22 Eylül 2016 Perşembe

SA3457/KY35-YTK119: Türkmen’le Kürt’ün Kapışması

"ABD, rejim askerlerini kimsenin akıl sır erdiremediği büyük bir “yanlışlıkla” mı vurmuştu?"


Ege'nin denize çok da yakın olmayan bir kasabasında karşı karşıya geldi iki grup. Hafiften ölçtüler önce birbirlerini uzaktan uzağa. Sonra yerlerini aldı taraflar.

Gerginlik büyüyecekti belli ki. Kasabanın asıl yerlileri, çoğu kendileri de Türkmen kökenli olsalar bile sonradan buraya yerleşmiş kaç yıllık komşuları olan Kürtlerden yanaydı belli ki, hepsi onların tarafında kümelendi.

Misafir Türkmenler deplasmanda olmanın verdiği çekingenlikle ilk adımı atmadı. Ne olur ne olmazdı belli değildi.

Kürtler ilk meydan okumalarını halayla başlattı. Ağır ama zorlu bir hareket dizinini neredeyse kusursuz icra ettiler. Ardından biraz daha hareketli olanına geçildi.
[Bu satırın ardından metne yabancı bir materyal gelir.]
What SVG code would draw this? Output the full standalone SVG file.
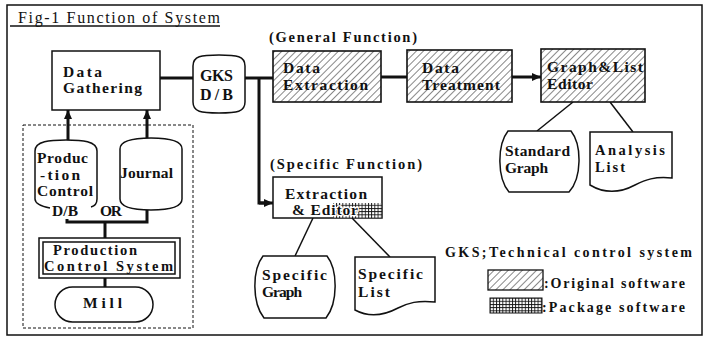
<svg xmlns="http://www.w3.org/2000/svg" width="704" height="338" viewBox="0 0 704 338">
<style>
.t{font-family:"Liberation Serif",serif;font-weight:bold;font-size:15.5px;fill:#111}
.s{font-size:14.5px}
.l{font-size:14px}
.m{font-size:14.5px}
.box{fill:#fff;stroke:#111;stroke-width:1.5}
.hb{fill:url(#hatch);stroke:#111;stroke-width:1.6}
.c{fill:none;stroke:#111;stroke-width:3}
.thin{fill:none;stroke:#111;stroke-width:1.5}
</style>
<defs>
<pattern id="hatch" patternUnits="userSpaceOnUse" width="5" height="5" patternTransform="rotate(45)">
<rect width="5" height="5" fill="#fff"/>
<line x1="0" y1="0" x2="0" y2="5" stroke="#111" stroke-width="1"/>
</pattern>
<pattern id="grid" patternUnits="userSpaceOnUse" width="3.2" height="3.2">
<rect width="3.2" height="3.2" fill="#111"/>
<rect x="0.9" y="0.9" width="2.3" height="2.3" fill="#fff"/>
</pattern>
<marker id="arr" markerUnits="userSpaceOnUse" markerWidth="10" markerHeight="10" refX="9" refY="5" orient="auto">
<path d="M0,1 L9,5 L0,9 Z" fill="#111"/>
</marker>
</defs>
<rect width="704" height="338" fill="#fff"/>
<rect x="7" y="5" width="695" height="330" fill="none" stroke="#111" stroke-width="1.5"/>
<g id="title">
<text x="18" y="23" class="t" style="font-weight:normal;font-size:16px" textLength="202" lengthAdjust="spacing">Fig-1 Function of System</text>
<line x1="10" y1="26" x2="220" y2="26" stroke="#111" stroke-width="1.3"/>
</g>
<g id="connectors">
<line class="c" x1="160" y1="78" x2="193" y2="78"/>
<line class="c" x1="245" y1="78" x2="273" y2="78"/>
<polyline class="c" points="259,78 259,203 265,203"/>
<line class="c" x1="259" y1="203" x2="273" y2="203" marker-end="url(#arr)"/>
<line class="c" x1="381" y1="77" x2="407" y2="77"/>
<line class="c" x1="512" y1="77" x2="541" y2="77" marker-end="url(#arr)"/>
<line class="c" x1="68" y1="141" x2="68" y2="110" marker-end="url(#arr)"/>
<line class="c" x1="147" y1="139" x2="147" y2="110" marker-end="url(#arr)"/>
<polyline class="c" points="67,219 67,222 147,222 147,209"/>
<line class="c" x1="105" y1="222" x2="105" y2="238"/>
<line class="c" x1="105" y1="278" x2="105" y2="287"/>
<line class="thin" x1="573" y1="102" x2="537" y2="131"/>
<line class="thin" x1="610" y1="102" x2="633" y2="132"/>
<line class="thin" x1="313" y1="218" x2="295" y2="256"/>
<line class="thin" x1="352" y1="218" x2="390" y2="257"/>
</g>
<g id="data-gathering">
<rect class="box" x="52" y="51" width="108" height="59"/>
<text class="t" x="63" y="77" textLength="39" lengthAdjust="spacing">Data</text>
<text class="t" x="63" y="93" textLength="79" lengthAdjust="spacing">Gathering</text>
</g>
<g id="gks-db">
<path class="box" d="M193,66 C193,56 201,55 219,55 C237,55 245,56 245,66 L245,102 C245,112 237,113 219,113 C201,113 193,112 193,102 Z"/>
<text class="t" x="200" y="81" style="font-size:16px" textLength="33" lengthAdjust="spacing">GKS</text>
<text class="t" x="200" y="100" style="font-size:16px" textLength="33" lengthAdjust="spacing">D/B</text>
</g>
<g id="general-label">
<text class="t s" x="269" y="42" textLength="148" lengthAdjust="spacing">(General Function)</text>
</g>
<g id="data-extraction">
<rect class="hb" x="273" y="51" width="108" height="51"/>
<text class="t" x="283" y="73" textLength="37" lengthAdjust="spacing">Data</text>
<text class="t" x="283" y="90" textLength="85" lengthAdjust="spacing">Extraction</text>
</g>
<g id="data-treatment">
<rect class="hb" x="407" y="50" width="105" height="52"/>
<text class="t" x="422" y="73" textLength="37" lengthAdjust="spacing">Data</text>
<text class="t" x="422" y="90" textLength="78" lengthAdjust="spacing">Treatment</text>
</g>
<g id="graph-list-editor">
<rect class="hb" x="541" y="49" width="104" height="53"/>
<text class="t" x="547" y="72" textLength="96" lengthAdjust="spacing">Graph&amp;List</text>
<text class="t" x="547" y="89" textLength="46" lengthAdjust="spacing">Editor</text>
</g>
<g id="standard-graph">
<path class="box" d="M508,131 L571,131 C582,145 582,178 569,192 L509,192 C497,178 497,145 508,131 Z"/>
<text class="t" x="505" y="156" textLength="65" lengthAdjust="spacing">Standard</text>
<text class="t" x="505" y="173" textLength="43" lengthAdjust="spacing">Graph</text>
</g>
<g id="analysis-list">
<path class="box" d="M590,132 H672 V178 C655,176 645,180 635,185 C620,193 605,194 590,185 Z"/>
<text class="t m" x="595" y="155" textLength="70" lengthAdjust="spacing">Analysis</text>
<text class="t m" x="595" y="172" textLength="30" lengthAdjust="spacing">List</text>
</g>
<g id="specific-label">
<text class="t s" x="270" y="169" textLength="152" lengthAdjust="spacing">(Specific Function)</text>
</g>
<g id="extraction-editor">
<rect class="box" x="273" y="177" width="109" height="41"/>
<rect x="333" y="203" width="49" height="15" fill="url(#grid)"/>
<text class="t" x="285" y="199" textLength="82" lengthAdjust="spacing">Extraction</text>
<text class="t" x="292" y="215" textLength="66" lengthAdjust="spacing" style="paint-order:stroke;stroke:#fff;stroke-width:2.5px">&amp; Editor</text>
</g>
<g id="specific-graph">
<path class="box" d="M263,256 L327,256 C338,270 338,303 326,318 L264,318 C252,303 252,270 263,256 Z"/>
<text class="t" x="262" y="280" textLength="65" lengthAdjust="spacing">Specific</text>
<text class="t" x="262" y="297" textLength="40" lengthAdjust="spacing">Graph</text>
</g>
<g id="specific-list">
<path class="box" d="M355,257 H435 V302 C418,300 408,303 398,308 C383,316 368,317 355,310 Z"/>
<text class="t" x="358" y="279" textLength="65" lengthAdjust="spacing">Specific</text>
<text class="t" x="358" y="297" textLength="32" lengthAdjust="spacing">List</text>
</g>
<g id="mill-area">
<rect x="23" y="125" width="170" height="203" fill="none" stroke="#111" stroke-width="1" stroke-dasharray="3,2"/>
</g>
<g id="production-control-db">
<path class="box" d="M35,151 C35,141 50,140 66,140 C82,140 97,141 97,151 L97,199 C97,204 95,206 91,207"/>
<path class="thin" d="M35,151 L35,199 C35,203 40,206 50,208"/>
<text class="t" x="37" y="163" textLength="51" lengthAdjust="spacing">Produc</text>
<text class="t" x="40" y="180" textLength="40" lengthAdjust="spacing">-tion</text>
<text class="t" x="37" y="196" textLength="56" lengthAdjust="spacing">Control</text>
<text class="t" x="52" y="216" textLength="26" lengthAdjust="spacing">D/B</text>
<text class="t" x="100" y="216" textLength="22" lengthAdjust="spacing">OR</text>
</g>
<g id="journal">
<path class="box" d="M120,149 C120,140 135,138 151,138 C167,138 182,140 182,149 L182,199 C182,208 167,210 151,210 C135,210 120,208 120,199 Z"/>
<text class="t" x="120" y="178" textLength="53" lengthAdjust="spacing">Journal</text>
</g>
<g id="production-control-system">
<rect class="box" x="39" y="238" width="141" height="40"/>
<rect class="box" x="43" y="242" width="132" height="32"/>
<text class="t m" x="53" y="255" textLength="84" lengthAdjust="spacing">Production</text>
<text class="t m" x="44" y="271" textLength="129" lengthAdjust="spacing">Control System</text>
</g>
<g id="mill">
<rect class="box" x="55" y="287" width="98" height="35" rx="17.5"/>
<text class="t" x="83" y="308" textLength="39" lengthAdjust="spacing">Mill</text>
</g>
<g id="legend">
<text class="t l" x="445" y="257" textLength="247" lengthAdjust="spacing">GKS;Technical control system</text>
<rect class="hb" x="488" y="270" width="55" height="20" style="stroke-width:1.3"/>
<text class="t l" x="544" y="288" textLength="141" lengthAdjust="spacing">:Original software</text>
<rect x="490" y="298" width="52" height="15" fill="url(#grid)" stroke="#111" stroke-width="1"/>
<text class="t l" x="542" y="312" textLength="143" lengthAdjust="spacing">:Package  software</text>
</g>
</svg>
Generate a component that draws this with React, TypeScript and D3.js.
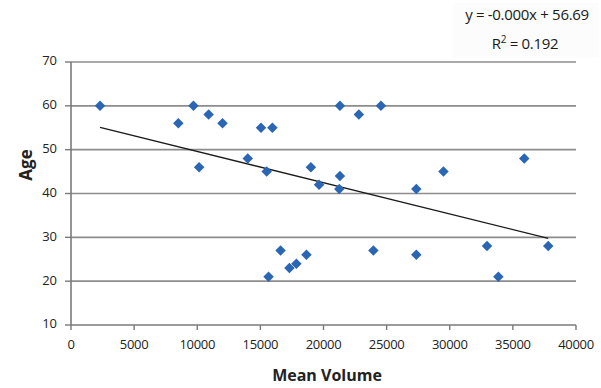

O da bitti.

Çekildiler kenara mağrur ve biraz da “hadi bakalım” der gibi misafirlerine.

Misafirler için Orta Anadolu'nun bilindik oyun havalarından biri çalınmaya başlandı.

Sonra bir tane daha.

Türkmenler de evsahipleri gibi dikkatli, ölçülü, hatasız ve ağırdan alıyordu.

Böyle böyle gitti bir saat kadar sırayla.

Sonra kız tarafı Kürtler en güçlü silahlarını çekme zamanının geldiğine karar verdiler ve Şemame'de karar kıldılar.

Üç ayrı grup bu özel halayı çekmeye başladı.

Finalde en profesyonel olanlar kaldı.

Bittiğinde “tamam bu iş” der gibi mağrur oturdular yerlerine.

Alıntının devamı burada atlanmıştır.